A bluegrass band that takes immense influence from the country and folk music genres, Carolina Blue are giving up one of the finest performances in Americana this year via Take Me Back, and in songs like this one, “Ballad of Mary Ann” and the jittery but ultimately focused “Black Knob Breakdown,” proving that indie artists are evolving genres like no other players can right now. There are no synthesized bells and whistles to get in the way of an aural poetry like that which we find in a gospel-flavored “March Around Jericho” or the album-opening “Grown Cold;” there is only a patchwork of string melodicism painted red, white and blue, not out of politicized lyrical aspirations but instead because of a deep, profound love of the American songbook. This is bluegrass for grownups, and to me, it’s one of the best LPs you’ll hear this month.
“Country Lovin’ Son of a Gun” and “Lost and Lonely” have a lot of structural contradictions that might otherwise have made them for strange components of the same tracklist, but when outfitted with the honeysweet country drawl we hear in Take Me Back, they feel like absolute necessities in understanding the complete artistry of Carolina Blue as a collective group. Not every song is a self-aware statement piece; “I’m Gonna Wait on Jesus” is a lot of old fashioned fun without any of the arrogance that frequently joins a robust jam session for bluegrass musicians of any skill level, and the cover “Too Wet to Plow” feels like a declaration of decadence in the face of a barrenly minimalistic mainstream sound.
There’s commentary laced into the content, I’m sure, but it never becomes a focal point – this is a record that wants us to get up and swing with the rhythm as opposed to getting hung up on the poetic intricacies that separate the protest music from the patently American ballads of the here and now.
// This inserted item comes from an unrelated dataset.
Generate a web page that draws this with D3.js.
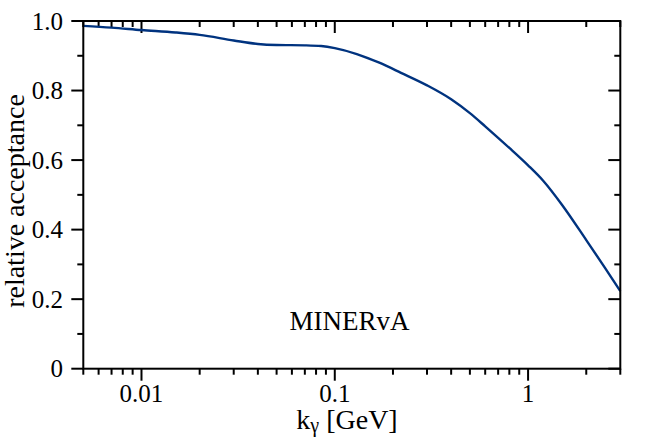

Carolina Blue didn’t have to take as much time perfecting the little differences that make “Take Me to the Mountains” or the whipping “Raining in Roanoke” sound a little sharper than some of the similarly-stylized songs you’re going to hear in bluegrass and country music this year, but all the same, they did; and their third LP is a winner for it. Take Me Back doesn’t just dazzle us with the simple swagger of “Number 73987” or the honest elegance of “I’m Gonna Wait on Jesus” or “March Around Jericho” – it takes us to the soul of its creators’ sound and lets us decide what that sound values more than anything else. It’s an inspired and evocative work, and definitely one Carolina Blue should be very proud of.